LEMON: That is often your counterpart on Fox News will say this program and that program is not considered news, but the people at home don't know.

MAYO: That is what I am going to say. To the lay person news and news is news. You turn on your television, you consider it.

LEMON: And they're saying these people don't have to be accurate and factual, because they're not part of the news division. There are a lot of real journalists at work there.

STELTER: Trump's approval ratings is it related not just to the news coverage on channels like this, not just because of lack of accomplishments, but also because of these late night shows. People soak up information in different ways now. Whether it's a joke on Kimmel's show, it explains his approval ratings.

LEMON: I want to bring up something Alec Baldwin did his usual portrayal of the President on Saturday Night Live and also referenced me and poke Omarosa. Listen.


UNIDENTIFIED MALE: Now, I can settle down and be super Presidential, that is until Don Lemon says something mean about me and I can tweet the n-word. Even worse it is Omarosa.


UNIDENTIFIED MALE: Quick, someone turn off the lights.

UNIDENTIFIED FEMALE: I see in there Donald. No one kicks Omarosa out the White House.

UNIDENTIFIED MALE: Hey, get away from the window right now.

UNIDENTIFIED MALE: She is a tough cookie. I think we're going to have to move.


LEMON: What is it about Omarosa that seems to insight such strong feelings for so many?

MAYO: For black women? I just came from a conference of all black women ever, Republicans, Democratic, independents, April Ryan, everybody, we're ready to trade Omarosa. Just the bottom line is that she represents no one, but herself at all times. And she doesn't do that well. I don't know if anyone has seen this YouTube tape of her recently, but the level of ridiculousness, and the fact we've been forced to entertain her as an entity as something serious, it just doesn't live with anyone's common sense. Folk's good common sense says no to Omarosa.

LEMON: She is universal.

FUGELSANG: She became as famous as an apprentice candidate that she got to be on celebrity apprentice. She was that disliked she qualified as a celebrity.


I don't think she has the ability to anchor a show. I'm honored someone I sat next to on a Wendy Williams show got a White House e- mail address. But I do think the petulance that made her famous that ultimately made her useless in this administration. STELTER: She brought up something really important --

LEMON: Hold on, what are you doing? You're not saying anything about Wendy, right?

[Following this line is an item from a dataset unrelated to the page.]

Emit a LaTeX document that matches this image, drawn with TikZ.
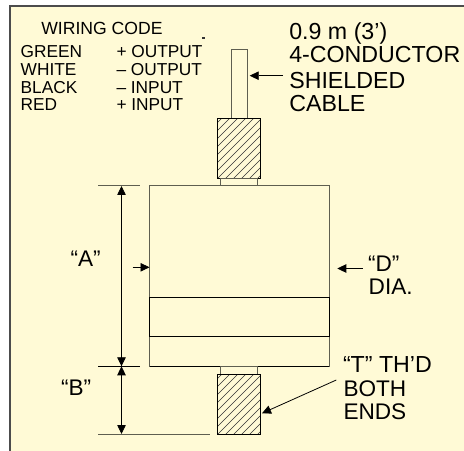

FUGELSANG: Not anything bad about Wendy, but Omarosa was always very nice to me as well, but she became famous for bad behavior she became famous for being --

LEMON: Here's what I found interesting, there was a point when people like me and people like you would only be seen in a clip on the daily show to criticize something about what the news.

STELTER: Yeah, you weren't getting talked about on "SNL."

LEMON: But now we're being used to criticize the administration on late night TV. Maybe if you had a project or book or some big story like Katrina, but now it seems like every night I never know what show I'm going to show up, sometimes I take my own popcorn.

STELTER: It's because these shows, they are taking the news seriously and then making fun of it. They are acknowledging what's going on in the world, quoting from the CNN's of the world and then usually adding this anti-Trump twist.

[23:55:13] FUGELSANG: You are right, but it is important to remember that that clip Kimmel is correct. He is not going to lose the base. The base would abandoned him unless maybe he did a black lives matter march and then married Liam Dunham at the end. The base is immune to the barbs of late night comics. It took six years before George W. Bush's popularity took a hit with base from late night comics. I think it is rather impressive with this 30 percent. See how long and devotedly this 30 percent holds.

STELTER: I still like to watch a pro-Trump comedy.

MAYO: I think you guys are all part of the sideshows, we are right now in the Trump show. And I do think that media is centered as a key player, so there's no way that comedians can work around you. They've got to go through.

LEMON: Thank you. Fascinating conversation. See you guys soon. That is it for us tonight. Thanks for watching. I'll see you back here tomorrow.